说到这里,郎中的声音微微一顿,目光中闪过一丝犹豫,似是在斟酌接下来的言辞。
岑漪坐砚安身侧,见郎中面色犹豫,只轻轻抬手。
“但说无妨。”
得到许可,郎中深吸一口气,继续说道。
“可副将怀有身孕,许多的药都会对腹中孩子有影响,如果通过膳食调养,也可恢复,只是缓慢了一些罢了。
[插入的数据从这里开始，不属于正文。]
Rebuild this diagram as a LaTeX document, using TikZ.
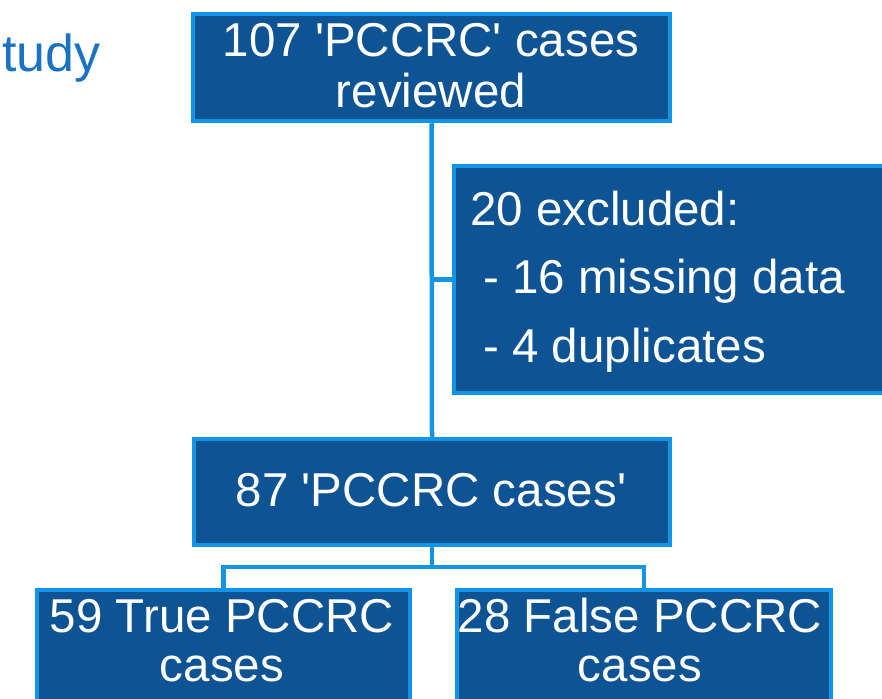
\documentclass[tikz,border=0pt]{standalone}
\usepackage{fontspec}
\setmainfont{Liberation Sans}
\definecolor{boxfill}{HTML}{0E5394}
\definecolor{boxline}{HTML}{1394E4}
\definecolor{titleblue}{HTML}{1A72C2}
\newcommand{\sq}{\textquotesingle}
\tikzset{
  box/.style={draw=boxline, fill=boxfill, line width=4.5pt, rectangle, inner sep=0pt},
  conn/.style={draw=boxline, line width=4.5pt},
  txt/.style={text=white, inner sep=0pt, font=\fontsize{47.5}{50}\selectfont},
}
\begin{document}
\begin{tikzpicture}[x=1pt,y=-1pt]
\useasboundingbox (0,0) rectangle (882,698);
% boxes (positions)
\node[box, minimum width=477pt, minimum height=107pt] (b1) at (431.5,67.5) {};
\node[box, minimum width=446pt, minimum height=227pt] (b2) at (677,279.5) {};
\node[box, minimum width=476pt, minimum height=106pt] (b3) at (432,492) {};
\node[box, minimum width=373pt, minimum height=130pt] (b4) at (223.5,655) {};
\node[box, minimum width=374pt, minimum height=130pt] (b5) at (644,655) {};
\coordinate (j) at (432,567);
% connectors
\draw[conn] (b1.south) -- (b3.north);
\draw[conn] (b1.south |- b2.west) -- (b2.west);
\draw[conn] (b3.south) -- (j);
\draw[conn] (b4.north) |- (j) -| (b5.north);
% redraw boxes on top
\node[box, minimum width=477pt, minimum height=107pt] at (b1) {};
\node[box, minimum width=446pt, minimum height=227pt] at (b2) {};
\node[box, minimum width=476pt, minimum height=106pt] at (b3) {};
\node[box, minimum width=373pt, minimum height=130pt] at (b4) {};
\node[box, minimum width=374pt, minimum height=130pt] at (b5) {};
% texts
\node[anchor=base east, inner sep=0pt, text=titleblue, font=\fontsize{52}{56}\selectfont] (title) at (101,72) {tudy};
\node[txt, anchor=base] (t1a) at (431,57) {107 \sq PCCRC\sq{} cases};
\node[txt, anchor=base] (t1b) at (431,107) {reviewed};
\node[txt, anchor=base west] (t2a) at (470,225) {20 excluded:};
\node[txt, anchor=base west] (t2b) at (470,293) {\ - 16 missing data};
\node[txt, anchor=base west] (t2c) at (470,362) {\ - 4 duplicates};
\node[txt, anchor=base] (t3) at (431,506) {87 \sq PCCRC cases\sq};
\node[txt, anchor=base] (t4a) at (222,632) {59 True PCCRC};
\node[txt, anchor=base] (t4b) at (222,681) {cases};
\node[txt, anchor=base] (t5a) at (640,632) {28 False PCCRC};
\node[txt, anchor=base] (t5b) at (640,681) {cases};
\end{tikzpicture}
\end{document}
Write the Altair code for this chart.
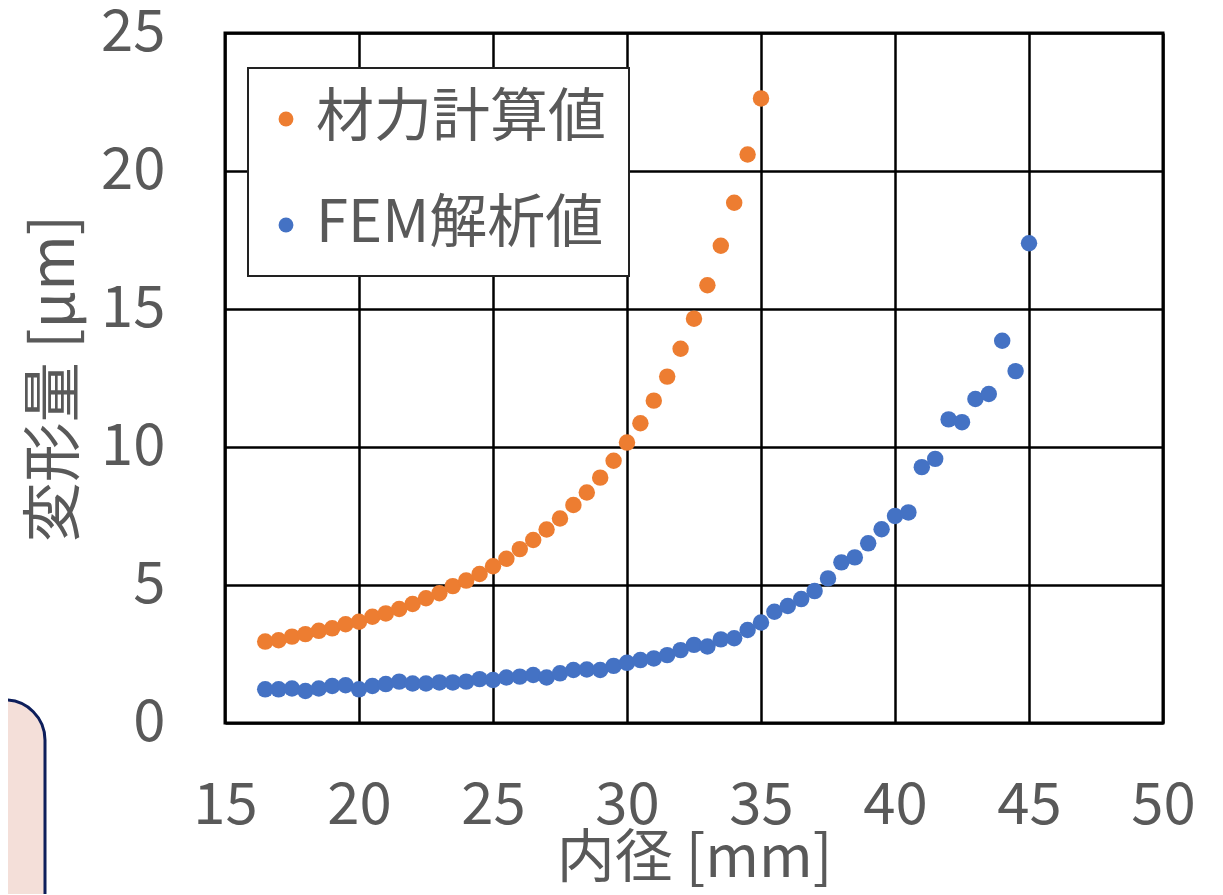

”
“啊!”
听见郎中说的话,砚安想起什么。
“妻主,我用来处理伤口的药膏…不知道是否有影响腹中孩子的药膏?”
岑漪动作一顿,挥手叫仆侍取了砚安这几天用的药膏,递给郎中检查。
“郎中且瞧一瞧,能否给本殿的副将使用?”
郎中恭敬的接过,打开木盒子,小心翼翼拿手指剜出一块,在掌心抹开,仔细地嗅闻,又放进嘴里尝了尝。
“……咦?”
郎中疑惑地倒吸了一口气,以防自己判断错误,再次剜了一块仔细检查辨别,最后才轻声开口。
“不知,殿下帐中可还有用于治疗伤口的药膏?”
岑漪目光一沉,立刻抬手,叫人取来定远将军昨日送来,涂抹后背的药膏。
又是一阵仔细的检查。
谁知郎中脸色是愈发难看,最后竟然双膝触地,声音都有些颤抖。
“殿下,这两个药膏中,都被人掺入了微量的毒素!”
此言一出,帐内的两人都神情一变,就听郎中接着道。
“这两盒药膏,皆是采集天地精华,精心炼制而成,对刀伤箭创有立竿见影之效,实乃军中至宝。
可不知被何人掺入了毒素,这毒素虽不致命,却能日积月累,逐渐侵蚀体魄,待到发觉之时,往往已是病入膏肓,回天乏术。
尤其是副将腹中尚有未出世的孩子,恐怕就是受着毒素的影响,才有了滑胎之兆,若是受到波及,后果更是不堪设想……”
砚安心中大惊,下意识抓住岑漪的衣袖。
他身上的伤口现在还涂抹着那膏药,此刻砚安只想立刻清洗下去。